Hurricane relief audit shows $1.4b in donations barely spent as Parliament, culture and health dominate the week
Four months after Hurricane Melissa tore through southern and western Jamaica, the Office of Disaster Preparedness and Emergency Management had spent less than two per cent of more than $1.44 billion in public cash donations, according to a real-time audit tabled in Parliament on Tuesday.
Auditor General Pamela Monroe Ellis reported that, as of 23 February this year, ODPM had disbursed only $26 million of the $1.44 billion received. The agency told her office that releases were stalled because the Ministry of Finance had not authorised spending. Melissa struck in October 2025, killing at least 45 people and causing more than US$12 billion in damage. The audit also flagged unspent balances linked to Hurricane Beryl in July 2024, pointing to recurring weaknesses in how disaster donations are handled.
Among other findings, nearly $34 million of $122.5 million in building supplies sent to Jamaica Defence Force sites lacked signed delivery records. Opposition Senator Cleveland Tomlinson called it “unconscionable and scandalous” that donated money sat idle while families still sheltered under tents. Government Senator Marlon Morgan defended the administration and cited billions in state-funded recovery work, while pressing the case for a National Reconstruction and Resilience Authority to speed rebuilding.
Speaker Juliet Holness halted opposition MP Nikha Burchil’s bid to open her sectoral debate in Jamaican Patois on Wednesday, citing standing orders that require English in the House. Burchil later argued in standard English for year-round cultural programming, citing the global reach of American creator IShow Speed’s recent visit.
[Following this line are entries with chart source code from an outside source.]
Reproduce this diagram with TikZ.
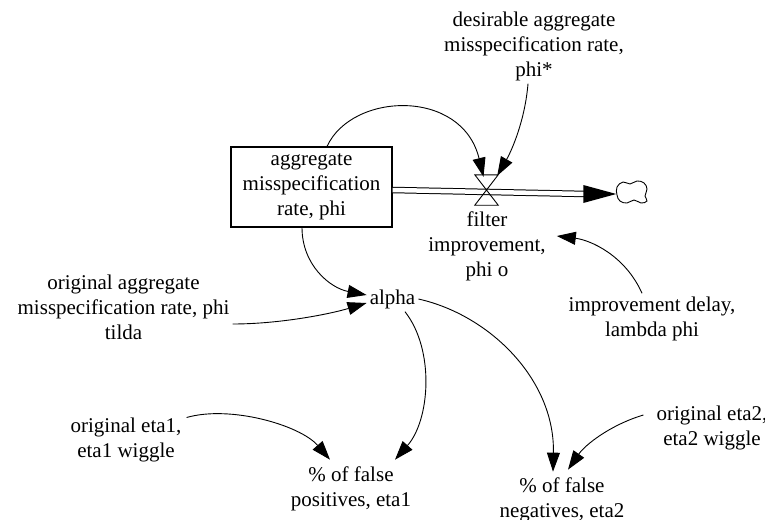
\documentclass[tikz,border=0pt]{standalone}
\usepackage{fontspec}
\setmainfont{Liberation Serif}
\usetikzlibrary{arrows.meta}
\begin{document}
\begin{tikzpicture}[x=1pt,y=-1pt,
  lbl/.style={align=center,inner sep=3pt,font=\fontsize{21}{25}\selectfont},
  stockbox/.style={lbl,draw,line width=1.1pt,minimum width=161pt,minimum height=80pt},
  link/.style={line width=0.9pt,-{Triangle[length=19pt,width=13pt]}},
  pipe/.style={line width=1pt,double=white,double distance=4.5pt},
  valveshape/.style={line width=0.9pt}]
\useasboundingbox (0,0) rectangle (765,519);

% stock, flow valve and sink
\node[stockbox] (box) at (311.5,187) {aggregate\\misspecification\\rate, phi};
\node[minimum width=23pt,minimum height=30pt,inner sep=0] (valve) at (486.5,190) {};
\node[minimum width=31pt,minimum height=23pt,inner sep=0] (cloud) at (632,192) {};

% auxiliaries and constants
\node[lbl] (phistar) at (534,46) {desirable aggregate\\misspecification rate,\\phi*};
\node[lbl] (filter) at (487,246) {filter\\improvement,\\phi o};
\node[lbl] (alpha) at (392.5,299) {alpha};
\node[lbl] (phitilda) at (123.5,307) {original aggregate\\misspecification rate, phi\\tilda};
\node[lbl] (delay) at (652,318.5) {improvement delay,\\lambda phi};
\node[lbl] (eta1w) at (126,439.5) {original eta1,\\eta1 wiggle};
\node[lbl] (eta2w) at (712,428) {original eta2,\\eta2 wiggle};
\node[lbl] (pos) at (351,489) {\% of false\\positives, eta1};
\node[lbl] (neg) at (562,500) {\% of false\\negatives, eta2};

% outflow pipe with its head
\draw[pipe] ([yshift=-3pt]box.east) -- ([xshift=-30pt,yshift=-2pt]cloud.west);
\fill ([yshift=-2pt]cloud.west) -- ++(-33,-9) -- ++(0,18) -- cycle;

% valve drawn over the pipe
\draw[valveshape] (valve.north west) -- (valve.north east) -- (valve.south west)
  -- (valve.south east) -- cycle;

% cloud outline
\draw[line width=0.9pt,shift={(632,192)}] plot[smooth cycle,tension=0.7] coordinates
  {(-15,-5) (-9,-10) (-2,-8) (5,-11) (12,-9) (15,-3) (13,4) (15,9) (9,11) (2,8) (-5,11) (-12,9) (-15,3)};

% information links
\draw[link] ([xshift=15.5pt]box.north) .. controls (352,92) and (462,88) .. ([xshift=-3pt,yshift=-2pt]valve.north);
\draw[link] ([xshift=-6pt]phistar.south) .. controls (525,120) and (512,150) .. ([xshift=-1pt,yshift=-1pt]valve.north east);
\draw[link] ([xshift=-9.5pt]box.south) .. controls (302,265) and (330,288) .. ([yshift=4pt]alpha.west);
\draw[link] ([yshift=-17pt]phitilda.east) .. controls (280,324) and (330,314) .. ([yshift=-4pt]alpha.west);
\draw[link] ([xshift=12.5pt]alpha.south) .. controls (435,350) and (430,420) .. ([xshift=44pt,yshift=4pt]pos.north);
\draw[link] (alpha.east) .. controls (490,315) and (555,380) .. ([xshift=-9pt,yshift=3pt]neg.north);
\draw[link] ([xshift=-10pt,yshift=13pt]eta2w.west) .. controls (610,425) and (585,445) .. ([xshift=6pt,yshift=5pt]neg.north);
\draw[link] ([xshift=2pt,yshift=22pt]eta1w.east) .. controls (230,405) and (300,425) .. ([xshift=-21pt,yshift=4pt]pos.north);
\draw[link] ([xshift=-10pt]delay.north) .. controls (625,255) and (590,240) .. ([xshift=8pt,yshift=10pt]filter.east);
\end{tikzpicture}
\end{document}
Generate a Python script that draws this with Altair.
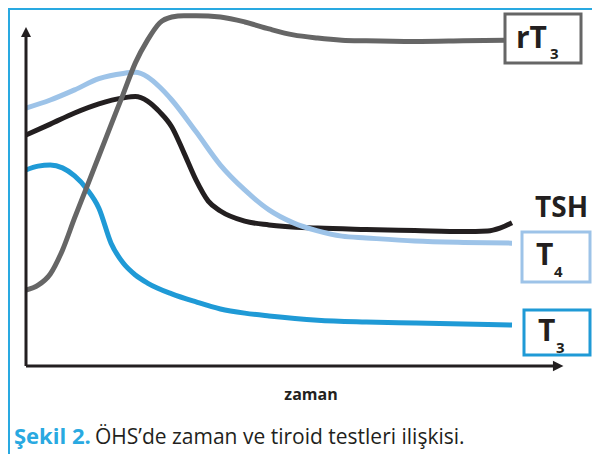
import altair as alt
import pandas as pd

# ---------------- data (time units 0..100, level units 0..100) ----------------
rt3_t = [0, 2.5, 5, 7.5, 10, 12.5, 15, 17.5, 20, 22.5, 25, 27.5, 30, 32.5, 35, 40, 45, 50, 55, 60, 65, 70, 80, 90, 98.6]
rt3_v = [21.7, 23.1, 26.3, 33.1, 42.3, 51.1, 60.0, 68.9, 77.7, 86.6, 93.1, 98.0, 99.7, 100.1, 100.1, 99.7, 98.3, 96.3, 94.6, 93.7, 93.1, 92.9, 92.7, 92.9, 93.1]

t4_t = [0, 5, 10, 15, 20, 22.5, 25, 27.5, 30, 35, 40, 45, 50, 55, 60, 65, 70, 80, 90, 100]
t4_v = [73.7, 76.0, 78.9, 82.1, 83.6, 83.9, 82.6, 79.7, 76.0, 66.9, 57.4, 50.3, 44.6, 40.9, 38.6, 37.1, 36.6, 35.7, 35.3, 35.1]

tsh_t = [0, 5, 10, 15, 20, 22.5, 25, 27.5, 30, 32.5, 35, 37.5, 40, 45, 50, 60, 70, 80, 90, 95, 97.5, 100]
tsh_v = [66.0, 69.1, 72.3, 74.9, 76.6, 77.0, 75.7, 72.6, 68.3, 60.9, 53.1, 47.1, 44.3, 41.4, 40.3, 39.4, 39.0, 38.7, 38.4, 38.6, 39.4, 40.9]

t3_t = [0, 2.5, 5, 7.5, 10, 12.5, 15, 17.5, 20, 22.5, 25, 30, 35, 40, 45, 50, 60, 70, 80, 90, 100]
t3_v = [56.0, 57.1, 57.4, 56.6, 54.3, 50.6, 45.1, 35.1, 29.4, 26.0, 23.7, 20.6, 18.3, 16.3, 15.1, 14.3, 13.1, 12.6, 12.3, 12.0, 11.7]

axis_x_end = 109.5   # time-axis arrow position
axis_y_end = 95.4    # level-axis arrow position

# ---------------- layout ----------------
W, H = 584, 446
X0, XK = 18.0, 4.86      # view x = X0 + XK * t
Y0, YK = 358.0, 3.5      # view y = Y0 - YK * v
x_dom = [-X0 / XK, (W - X0) / XK]
y_dom = [(Y0 - H) / YK, Y0 / YK]

xs = alt.Scale(domain=x_dom, nice=False, zero=False)
ys = alt.Scale(domain=y_dom, nice=False, zero=False)

C_T3 = "#1f9ad6"
C_T4 = "#9dc3e8"
C_TSH = "#231f20"
C_RT3 = "#666666"
C_FRAME = "#29a9e1"


def series(t, v, name):
    return pd.DataFrame({"t": t, "v": v, "s": name})


def line(df, color):
    return alt.Chart(df).mark_line(
        color=color, strokeWidth=5, interpolate="monotone", strokeCap="butt"
    ).encode(
        x=alt.X("t:Q", scale=xs, axis=None),
        y=alt.Y("v:Q", scale=ys, axis=None),
    )


l_tsh = line(series(tsh_t, tsh_v, "TSH"), C_TSH)
l_t4 = line(series(t4_t, t4_v, "T4"), C_T4)
l_t3 = line(series(t3_t, t3_v, "T3"), C_T3)
l_rt3 = line(series(rt3_t, rt3_v, "rT3"), C_RT3)

# axes (rules + arrowheads)
ax_df = pd.DataFrame({"t": [0, 0], "v": [0, 0], "t2": [0, axis_x_end], "v2": [axis_y_end, 0]})
axes = alt.Chart(ax_df).mark_rule(color=C_TSH, strokeWidth=3).encode(
    x=alt.X("t:Q", scale=xs, axis=None),
    y=alt.Y("v:Q", scale=ys, axis=None),
    x2="t2:Q",
    y2="v2:Q",
)
arr_up = alt.Chart(pd.DataFrame({"t": [0], "v": [axis_y_end]})).mark_point(
    shape="M0,-1L1,1L-1,1Z", filled=True, opacity=1, color=C_TSH, size=100
).encode(x=alt.X("t:Q", scale=xs, axis=None), y=alt.Y("v:Q", scale=ys, axis=None))
arr_right = alt.Chart(pd.DataFrame({"t": [axis_x_end], "v": [0]})).mark_point(
    shape="M-1,-1L1,0L-1,1Z", filled=True, opacity=1, color=C_TSH, size=110
).encode(x=alt.X("t:Q", scale=xs, axis=None), y=alt.Y("v:Q", scale=ys, axis=None))

one = pd.DataFrame({"a": [0]})


def box(x1, y1, x2, y2, color, sw=3):
    return alt.Chart(one).mark_rect(fill="white", stroke=color, strokeWidth=sw).encode(
        x=alt.value(x1), x2=alt.value(x2), y=alt.value(y1), y2=alt.value(y2)
    )


def txt(s, x, y, size, bold=True, color="#231f20", align="left", baseline="alphabetic"):
    return alt.Chart(one).mark_text(
        text=s, font="Open Sans", fontSize=size, fontWeight="bold" if bold else "normal",
        color=color, align=align, baseline=baseline
    ).encode(x=alt.value(x), y=alt.value(y))


# outer frame
frame_top = alt.Chart(one).mark_rule(color=C_FRAME, strokeWidth=2).encode(
    x=alt.value(0), x2=alt.value(W), y=alt.value(1)
)
frame_left = alt.Chart(one).mark_rule(color=C_FRAME, strokeWidth=2).encode(
    x=alt.value(1), y=alt.value(0), y2=alt.value(H)
)

labels = [
    box(497, 6, 573, 55, C_RT3),
    txt("rT", 508, 40, 30),
    txt("3", 542, 51, 15),
    txt("TSH", 527, 209, 28),
    box(514, 224, 582, 274, C_T4),
    txt("T", 528, 257, 30),
    txt("4", 546, 269, 15),
    box(516, 302, 582, 347, C_T3),
    txt("T", 530, 333, 30),
    txt("3", 548, 345, 15),
    txt("zaman", 303, 392, 16, align="center"),
    txt("Şekil 2.", 6, 436, 22, color=C_FRAME),
    txt("ÖHS’de zaman ve tiroid testleri ilişkisi.", 87, 436, 21, bold=False),
]

chart = alt.layer(
    frame_top, frame_left,
    l_tsh, l_t4, l_t3, l_rt3,
    axes, arr_up, arr_right,
    *labels,
).properties(
    width=W, height=H, padding=0,
    autosize=alt.AutoSizeParams(type="none"),
).configure_view(stroke=None)

chart.save("out.html", embed_options={"renderer": "svg", "actions": False})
Broadcaster Fae Ellington criticised vulgar reworkings of the folk melody Gilli Dolly Ride tied to producer Steven “Genius” McGregor’s revived rhythm, while promoter Ibrahim Conte urged curriculum inclusion rather than condemnation. Kingston Mayor Andrew Swaibbe said a suggestive “Rude Boy” tonic-wine billboard in Rockfort was removed for planning breaches, not backlash; St. Catherine’s municipal corporation said it will vet ads through a new ethics committee.
Former University Hospital of the West Indies board chairman Wayne Chai Chong told Parliament’s Public Accounts Committee he resigned in December 2023 after Health Minister Dr. Christopher Tufton overruled the board on acting CEO Fitzgerald Mitchell’s replacement. Tufton announced public-health accountability reforms from 1 June and plans for a national fertility strategy as Jamaica’s rate falls to about 1.3 children per woman, well below the 2.1 replacement level.
Thirteen-year-old Excelsior High student Chamilleia Paul remains in a coma at Kingston Public Hospital after an alleged stabbing last week in Bayshore Park, near Harbour View, while trying to stop a domestic dispute. Relatives named the alleged attacker as Kemar Mitchell and are appealing for blood and surgical supplies.
In other news, dancehall artist Flipper Mafia, born Andrew Davis, faces US federal drug conspiracy charges alongside three others. Two St. Catherine residents were each fined $200,000 for moving 180 pineapples without Rural Agricultural Development Authority receipts. President Donald Trump has nominated Republican figure Kari Lake as United States ambassador to Jamaica, subject to Senate confirmation.